Where to Draw the Line:
A good rule to follow when it comes to choosing data processing/analytics libraries between Pandas and Dask is that, on a local machine, go with Pandas if your data can still fit into memory and it does not consist of many separate files. Pandas will just be faster in many cases (might not be all cases) and easier, and Pandas covers more data processing operations than Dask. In addition, your data might seem very big at the beginning, but it doesn’t mean it’s the size that you will end up with when you are further along the process. You might want to switch back to Pandas if your data size becomes more manageable.

Dask becomes truly powerful when you have distributed cluster resources available, i.e.

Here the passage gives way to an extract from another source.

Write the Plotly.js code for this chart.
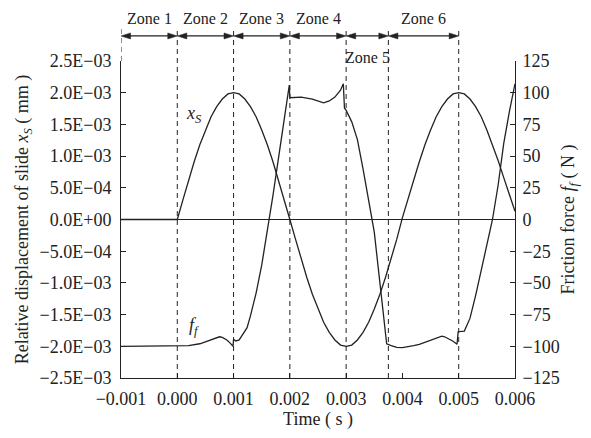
<!DOCTYPE html>
<html>
<head>
<meta charset="utf-8">
<script src="https://cdn.plot.ly/plotly-3.0.1.min.js"></script>
<style>html,body{margin:0;padding:0;background:#fff;}#chart{width:591px;height:438px;}</style>
</head>
<body>
<div id="chart"></div>
<script>
// ---- data ----
const timeXs = [-0.001, 0.0000, 0.0001, 0.0002, 0.0003, 0.0004, 0.0005, 0.0006, 0.0007, 0.0008, 0.0009,
  0.0010, 0.0011, 0.0012, 0.0013, 0.0014, 0.0015, 0.0016, 0.0017, 0.0018, 0.0019,
  0.0020, 0.0021, 0.0022, 0.0023, 0.0024, 0.0025, 0.0026, 0.0027, 0.0028, 0.0029,
  0.0030, 0.0031, 0.0032, 0.0033, 0.0034, 0.0035, 0.0036, 0.0037, 0.0038, 0.0039,
  0.0040, 0.0041, 0.0042, 0.0043, 0.0044, 0.0045, 0.0046, 0.0047, 0.0048, 0.0049,
  0.0050, 0.0051, 0.0052, 0.0053, 0.0054, 0.0055, 0.0056, 0.0057, 0.0058, 0.0059, 0.0060];
const slideXs = [0, 0, 0.00031, 0.00062, 0.00091, 0.00118, 0.00141, 0.00162, 0.00178, 0.00190, 0.00198,
  0.00200, 0.00198, 0.00190, 0.00178, 0.00162, 0.00141, 0.00118, 0.00091, 0.00062, 0.00031,
  0.00000, -0.00031, -0.00062, -0.00091, -0.00118, -0.00141, -0.00162, -0.00178, -0.00190, -0.00198,
  -0.00200, -0.00198, -0.00190, -0.00178, -0.00162, -0.00141, -0.00118, -0.00091, -0.00062, -0.00031,
  0.00003, 0.00031, 0.00062, 0.00091, 0.00118, 0.00141, 0.00162, 0.00178, 0.00190, 0.00198,
  0.00200, 0.00198, 0.00190, 0.00178, 0.00162, 0.00141, 0.00118, 0.00093, 0.00066, 0.00040, 0.00013];

const timeFf = [-0.001, 0.0000, 0.0002, 0.0004, 0.0005, 0.0006, 0.00065, 0.00075, 0.0008, 0.00088, 0.00094, 0.00099,
  0.0010, 0.00104, 0.0011, 0.0012, 0.00124, 0.0013, 0.0014, 0.0015, 0.0016, 0.0017, 0.0018, 0.0019, 0.00199,
  0.0020, 0.0022, 0.0024, 0.0025, 0.0026, 0.0027, 0.0028, 0.0029, 0.00295, 0.00297,
  0.0030, 0.0031, 0.0032, 0.0033, 0.0034, 0.0035, 0.0036, 0.00372, 0.0038, 0.0039,
  0.0040, 0.0041, 0.0042, 0.0043, 0.0044, 0.0045, 0.0046, 0.0047, 0.00475, 0.0048, 0.0049, 0.00497,
  0.00499, 0.0051, 0.0052, 0.0053, 0.0054, 0.0055, 0.0056, 0.0057, 0.0058, 0.0059, 0.0060];
const frictionFf = [-100, -100, -99.5, -98, -96.5, -94.5, -93.7, -92.5, -93, -95, -97.5, -100,
  -94.5, -95.8, -95, -88, -85.3, -76, -58, -36, -10, 19, 49, 79, 106,
  96, 96.5, 95, 93.5, 92, 93.5, 96.5, 102, 107, 88,
  86, 77, 63, 40, 16, -10, -50, -98, -99.5, -100.8,
  -101, -100.5, -99.5, -98.5, -97, -95.5, -93.5, -92, -92.5, -93.5, -96, -98.4,
  -88.5, -88, -78, -60, -40, -21, 0, 27, 60, 85, 107];

const xTickVals = [-0.001, 0.000, 0.001, 0.002, 0.003, 0.004, 0.005, 0.006];
const xTickText = ['\u22120.001', '0.000', '0.001', '0.002', '0.003', '0.004', '0.005', '0.006'];
const yTickVals = [0.0025, 0.0020, 0.0015, 0.0010, 0.0005, 0, -0.0005, -0.0010, -0.0015, -0.0020, -0.0025];
const yTickText = ['2.5E\u221203', '2.0E\u221203', '1.5E\u221203', '1.0E\u221203', '5.0E\u221204', '0.0E+00',
  '\u22125.0E\u221204', '\u22121.0E\u221203', '\u22121.5E\u221203', '\u22122.0E\u221203', '\u22122.5E\u221203'];
const y2TickVals = [125, 100, 75, 50, 25, 0, -25, -50, -75, -100, -125];
const y2TickText = ['125', '100', '75', '50', '25', '0', '\u221225', '\u221250', '\u221275', '\u2212100', '\u2212125'];

const zoneBounds = [-0.001, 0.000, 0.001, 0.002, 0.003, 0.00375, 0.005];
const zoneNames = ['Zone 1', 'Zone 2', 'Zone 3', 'Zone 4', 'Zone 5', 'Zone 6'];

// ---- chart ----
const FONT = '"Liberation Serif", "Times New Roman", serif';
const INK = '#222';

const traces = [
  {x: timeXs, y: slideXs, type: 'scatter', mode: 'lines', yaxis: 'y',
   line: {color: INK, width: 1.3}, hoverinfo: 'skip'},
  {x: timeFf, y: frictionFf, type: 'scatter', mode: 'lines', yaxis: 'y2',
   line: {color: INK, width: 1.3}, hoverinfo: 'skip'}
];

const shapes = [];
const annotations = [];
const yArrow = 1.079, yLabel = 1.135, yDashTop = 1.107;
// arrow head size: length in x data units (~10 px), half-height in paper units (~3 px)
const headLen = 0.00017, headHalf = 0.0095;
zoneBounds.forEach((b, i) => {
  shapes.push({type: 'line', xref: 'x', yref: 'paper', x0: b, x1: b,
    y0: i === 0 ? 1 : 0, y1: yDashTop, line: {color: INK, width: 1, dash: '5px,4px'}});
});
for (let i = 0; i < zoneNames.length; i++) {
  const a = zoneBounds[i], b = zoneBounds[i + 1];
  shapes.push({type: 'line', xref: 'x', yref: 'paper', x0: a + headLen * 0.5, x1: b - headLen * 0.5,
    y0: yArrow, y1: yArrow, line: {color: INK, width: 1.3}});
  shapes.push({type: 'path', xref: 'x', yref: 'paper', fillcolor: INK, line: {color: INK, width: 0.5},
    path: `M ${b} ${yArrow} L ${b - headLen} ${yArrow + headHalf} L ${b - headLen} ${yArrow - headHalf} Z`});
  shapes.push({type: 'path', xref: 'x', yref: 'paper', fillcolor: INK, line: {color: INK, width: 0.5},
    path: `M ${a} ${yArrow} L ${a + headLen} ${yArrow + headHalf} L ${a + headLen} ${yArrow - headHalf} Z`});
  annotations.push({x: (a + b) / 2, y: i === 4 ? 1.012 : yLabel, xref: 'x', yref: 'paper',
    xanchor: 'center', yanchor: 'middle', text: zoneNames[i],
    showarrow: false, font: {family: FONT, size: 16, color: INK}});
}
annotations.push({x: 0.0003, y: 0.00165, xref: 'x', yref: 'y', text: '<i>x</i><sub><i>S</i></sub>',
  showarrow: false, font: {family: FONT, size: 18, color: INK}});
annotations.push({x: 0.0003, y: -0.00168, xref: 'x', yref: 'y', text: '<i>f</i><sub><i>f</i></sub>',
  showarrow: false, font: {family: FONT, size: 18, color: INK}});

const axisCommon = {showgrid: false, ticks: 'inside', ticklen: 5, tickwidth: 1, tickcolor: INK,
  showline: true, linecolor: INK, linewidth: 1, mirror: false, tickfont: {family: FONT, size: 18, color: INK}};

const layout = {
  width: 591, height: 438,
  margin: {l: 121, r: 76, t: 61, b: 60, pad: 0},
  paper_bgcolor: '#fff', plot_bgcolor: '#fff',
  showlegend: false,
  font: {family: FONT, size: 18, color: INK},
  xaxis: Object.assign({}, axisCommon, {range: [-0.001, 0.006], tickmode: 'array', tickvals: xTickVals,
    ticktext: xTickText, zeroline: false, ticklabelstandoff: 4,
    title: {text: 'Time ( s )', font: {family: FONT, size: 18, color: INK}, standoff: 4}}),
  yaxis: Object.assign({}, axisCommon, {range: [-0.0025, 0.0025], tickmode: 'array', tickvals: yTickVals,
    ticktext: yTickText, zeroline: true, zerolinecolor: INK, zerolinewidth: 1, ticklabelstandoff: 5,
    title: {text: 'Relative displacement of slide <i>x</i><sub><i>S</i></sub> ( mm )',
      font: {family: FONT, size: 18, color: INK}, standoff: 6}}),
  yaxis2: Object.assign({}, axisCommon, {range: [-125, 125], tickmode: 'array', tickvals: y2TickVals,
    ticktext: y2TickText, overlaying: 'y', side: 'right', zeroline: false, ticklabelstandoff: 3,
    title: {text: 'Friction force <i>f</i><sub><i>f</i></sub> ( N )',
      font: {family: FONT, size: 18, color: INK}, standoff: 2}}),
  shapes: shapes,
  annotations: annotations
};

Plotly.newPlot('chart', traces, layout, {staticPlot: true, displayModeBar: false});
</script>
</body>
</html>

AWS Fargate, but even with just one machine, if you have a lot of separate big files to load in, Dask can still help you to reduce load time significantly. And of course, if the file is too big to even fit into the memory, then Dask is here to rescue for its lazy operations.

Finally, here is a thoughtful quote from Dask’s official document, “while “Big Data” tools can be exciting, they are almost always worse than normal data tools while those remain appropriate”.

This concludes the three-part talk on this topic. Thank you for your attention today!